## What you have to do
Each line below should be retyped exactly, with no pictures.

....

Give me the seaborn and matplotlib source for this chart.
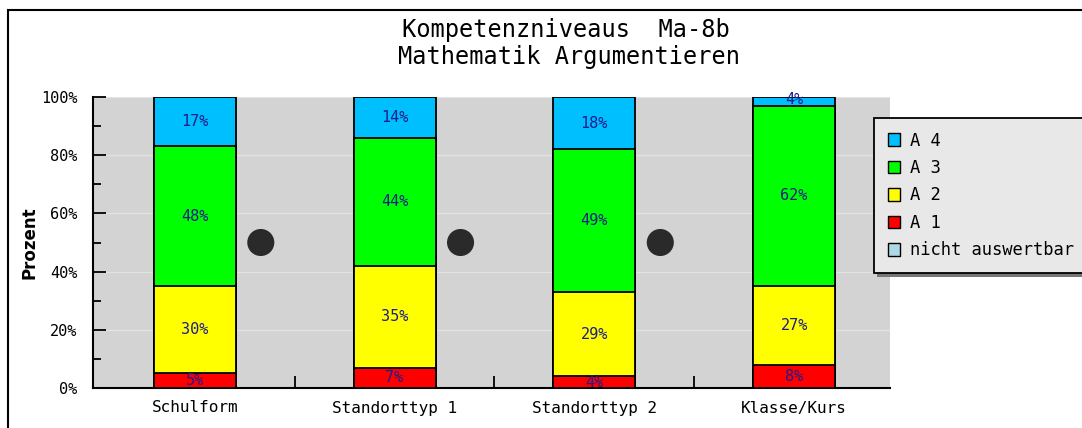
import numpy as np
import pandas as pd
import matplotlib
matplotlib.use("Agg")
import matplotlib.pyplot as plt
from matplotlib.patches import Patch, Rectangle
import seaborn as sns

# Data
categories = ["Schulform", "Standorttyp 1", "Standorttyp 2", "Klasse/Kurs"]
levels = ["A 1", "A 2", "A 3", "A 4"]
a1 = [5, 7, 4, 8]
a2 = [30, 35, 29, 27]
a3 = [48, 44, 49, 62]
a4 = [17, 14, 18, 4]
level_colors = {"A 4": "#00bfff", "A 3": "#00ff00", "A 2": "#ffff00",
                "A 1": "#ff0000", "nicht auswertbar": "#add8e6"}
legend_order = ["A 4", "A 3", "A 2", "A 1", "nicht auswertbar"]
# black markers between the bars (offset from category, value in %)
dot_offset = [0.33, 0.33, 0.33]
dot_value = [50, 50, 50]

df = pd.DataFrame({"cat": categories, "A 1": a1, "A 2": a2, "A 3": a3, "A 4": a4})
cum = df[levels].cumsum(axis=1).clip(upper=100)

sns.set_style("white")
plt.rcParams["font.family"] = ["DejaVu Sans Mono", "DejaVu Sans"]
plt.rcParams["text.color"] = "black"
plt.rcParams["xtick.color"] = "black"
plt.rcParams["ytick.color"] = "black"
plt.rcParams["axes.labelcolor"] = "black"

fig = plt.figure(figsize=(10.82, 4.28), dpi=100)
ax = fig.add_axes([93 / 1082, 1 - 388 / 428, (890 - 93) / 1082, (388 - 97) / 428])
ax.set_facecolor("#d3d3d3")

# stacked bars: draw the cumulative totals from top down
for lev in reversed(levels):
    sns.barplot(x=df["cat"], y=cum[lev], color=level_colors[lev], width=0.41,
                edgecolor="black", linewidth=1.3, saturation=1, ax=ax, zorder=3)

# percentage labels in each segment
for i in range(len(categories)):
    bottom = 0
    for lev in levels:
        v = df[lev][i]
        ax.text(i, min(bottom + v / 2, 99), f"{v}%", ha="center", va="center",
                color="#1c1c8c", fontsize=11, zorder=5)
        bottom += v

# markers
dot_x = [i + o for i, o in enumerate(dot_offset)]
sns.scatterplot(x=dot_x, y=dot_value, s=380, color="#2a2a2a", edgecolor="none",
                ax=ax, zorder=4)

ax.set_xlim(-0.51, 3.48)
ax.set_ylim(0, 100)
ax.set_yticks(range(0, 101, 20))
ax.set_yticklabels([f"{v}%" for v in range(0, 101, 20)])
ax.set_yticks(range(10, 100, 20), minor=True)
ax.set_xticks(range(len(categories)))
ax.set_xticklabels(categories)
ax.set_xticks([0.5, 1.5, 2.5], minor=True)
ax.tick_params(axis="y", which="major", direction="in", length=9, width=1.3,
               labelsize=11, pad=11, left=True)
ax.tick_params(axis="y", which="minor", direction="in", length=6, width=1.3, left=True)
ax.tick_params(axis="x", which="major", length=0, labelsize=11.5, pad=9)
ax.tick_params(axis="x", which="minor", direction="in", length=9, width=1.3, bottom=True)
ax.grid(axis="y", which="major", color="#e2e2e2", linewidth=1, zorder=0)
ax.set_axisbelow(True)
for s in ["top", "right"]:
    ax.spines[s].set_visible(False)
for s in ["left", "bottom"]:
    ax.spines[s].set_color("black")
    ax.spines[s].set_linewidth(1.5)
ax.set_xlabel("")
ax.set_ylabel("Prozent", family="DejaVu Sans", fontweight="bold", fontsize=12,
              labelpad=2)

fig.text(566 / 1082, 1 - 30 / 428, "Kompetenzniveaus  Ma-8b", ha="center",
         va="center", fontsize=17)
fig.text(569 / 1082, 1 - 57 / 428, "Mathematik Argumentieren", ha="center",
         va="center", fontsize=17)

# outer frame
fig.patches.append(Rectangle((8 / 1082, -0.05), 1.1, 1 - 10 / 428 + 0.05,
                             transform=fig.transFigure, fill=False,
                             edgecolor="black", linewidth=1.5))

handles = [Patch(facecolor=level_colors[l], edgecolor="black", linewidth=1)
           for l in legend_order]
# shadow strip under the legend
fig.patches.append(Rectangle((877 / 1082, 1 - 277 / 428), 0.2, 5 / 428,
                             transform=fig.transFigure, facecolor="#777777",
                             edgecolor="none", zorder=1))
leg = fig.legend(handles, legend_order, loc="upper left",
                 bbox_to_anchor=(874 / 1082, 1 - 118 / 428), fontsize=12.3,
                 handlelength=0.75, handleheight=0.75, handletextpad=0.55,
                 labelspacing=0.55, borderpad=0.8, borderaxespad=0,
                 fancybox=False, framealpha=1, facecolor="#e8e8e8",
                 edgecolor="black")
leg.get_frame().set_linewidth(1.3)
leg.set_zorder(2)

fig.savefig("out.png", dpi=100)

....

## Solution to the exercise
Give me the seaborn and matplotlib source for this chart.
import numpy as np
import pandas as pd
import matplotlib
matplotlib.use("Agg")
import matplotlib.pyplot as plt
from matplotlib.patches import Patch, Rectangle
import seaborn as sns

# Data
categories = ["Schulform", "Standorttyp 1", "Standorttyp 2", "Klasse/Kurs"]
levels = ["A 1", "A 2", "A 3", "A 4"]
a1 = [5, 7, 4, 8]
a2 = [30, 35, 29, 27]
a3 = [48, 44, 49, 62]
a4 = [17, 14, 18, 4]
level_colors = {"A 4": "#00bfff", "A 3": "#00ff00", "A 2": "#ffff00",
                "A 1": "#ff0000", "nicht auswertbar": "#add8e6"}
legend_order = ["A 4", "A 3", "A 2", "A 1", "nicht auswertbar"]
# black markers between the bars (offset from category, value in %)
dot_offset = [0.33, 0.33, 0.33]
dot_value = [50, 50, 50]

df = pd.DataFrame({"cat": categories, "A 1": a1, "A 2": a2, "A 3": a3, "A 4": a4})
cum = df[levels].cumsum(axis=1).clip(upper=100)

sns.set_style("white")
plt.rcParams["font.family"] = ["DejaVu Sans Mono", "DejaVu Sans"]
plt.rcParams["text.color"] = "black"
plt.rcParams["xtick.color"] = "black"
plt.rcParams["ytick.color"] = "black"
plt.rcParams["axes.labelcolor"] = "black"

fig = plt.figure(figsize=(10.82, 4.28), dpi=100)
ax = fig.add_axes([93 / 1082, 1 - 388 / 428, (890 - 93) / 1082, (388 - 97) / 428])
ax.set_facecolor("#d3d3d3")

# stacked bars: draw the cumulative totals from top down
for lev in reversed(levels):
    sns.barplot(x=df["cat"], y=cum[lev], color=level_colors[lev], width=0.41,
                edgecolor="black", linewidth=1.3, saturation=1, ax=ax, zorder=3)

# percentage labels in each segment
for i in range(len(categories)):
    bottom = 0
    for lev in levels:
        v = df[lev][i]
        ax.text(i, min(bottom + v / 2, 99), f"{v}%", ha="center", va="center",
                color="#1c1c8c", fontsize=11, zorder=5)
        bottom += v

# markers
dot_x = [i + o for i, o in enumerate(dot_offset)]
sns.scatterplot(x=dot_x, y=dot_value, s=380, color="#2a2a2a", edgecolor="none",
                ax=ax, zorder=4)

ax.set_xlim(-0.51, 3.48)
ax.set_ylim(0, 100)
ax.set_yticks(range(0, 101, 20))
ax.set_yticklabels([f"{v}%" for v in range(0, 101, 20)])
ax.set_yticks(range(10, 100, 20), minor=True)
ax.set_xticks(range(len(categories)))
ax.set_xticklabels(categories)
ax.set_xticks([0.5, 1.5, 2.5], minor=True)
ax.tick_params(axis="y", which="major", direction="in", length=9, width=1.3,
               labelsize=11, pad=11, left=True)
ax.tick_params(axis="y", which="minor", direction="in", length=6, width=1.3, left=True)
ax.tick_params(axis="x", which="major", length=0, labelsize=11.5, pad=9)
ax.tick_params(axis="x", which="minor", direction="in", length=9, width=1.3, bottom=True)
ax.grid(axis="y", which="major", color="#e2e2e2", linewidth=1, zorder=0)
ax.set_axisbelow(True)
for s in ["top", "right"]:
    ax.spines[s].set_visible(False)
for s in ["left", "bottom"]:
    ax.spines[s].set_color("black")
    ax.spines[s].set_linewidth(1.5)
ax.set_xlabel("")
ax.set_ylabel("Prozent", family="DejaVu Sans", fontweight="bold", fontsize=12,
              labelpad=2)

fig.text(566 / 1082, 1 - 30 / 428, "Kompetenzniveaus  Ma-8b", ha="center",
         va="center", fontsize=17)
fig.text(569 / 1082, 1 - 57 / 428, "Mathematik Argumentieren", ha="center",
         va="center", fontsize=17)

# outer frame
fig.patches.append(Rectangle((8 / 1082, -0.05), 1.1, 1 - 10 / 428 + 0.05,
                             transform=fig.transFigure, fill=False,
                             edgecolor="black", linewidth=1.5))

handles = [Patch(facecolor=level_colors[l], edgecolor="black", linewidth=1)
           for l in legend_order]
# shadow strip under the legend
fig.patches.append(Rectangle((877 / 1082, 1 - 277 / 428), 0.2, 5 / 428,
                             transform=fig.transFigure, facecolor="#777777",
                             edgecolor="none", zorder=1))
leg = fig.legend(handles, legend_order, loc="upper left",
                 bbox_to_anchor=(874 / 1082, 1 - 118 / 428), fontsize=12.3,
                 handlelength=0.75, handleheight=0.75, handletextpad=0.55,
                 labelspacing=0.55, borderpad=0.8, borderaxespad=0,
                 fancybox=False, framealpha=1, facecolor="#e8e8e8",
                 edgecolor="black")
leg.get_frame().set_linewidth(1.3)
leg.set_zorder(2)

fig.savefig("out.png", dpi=100)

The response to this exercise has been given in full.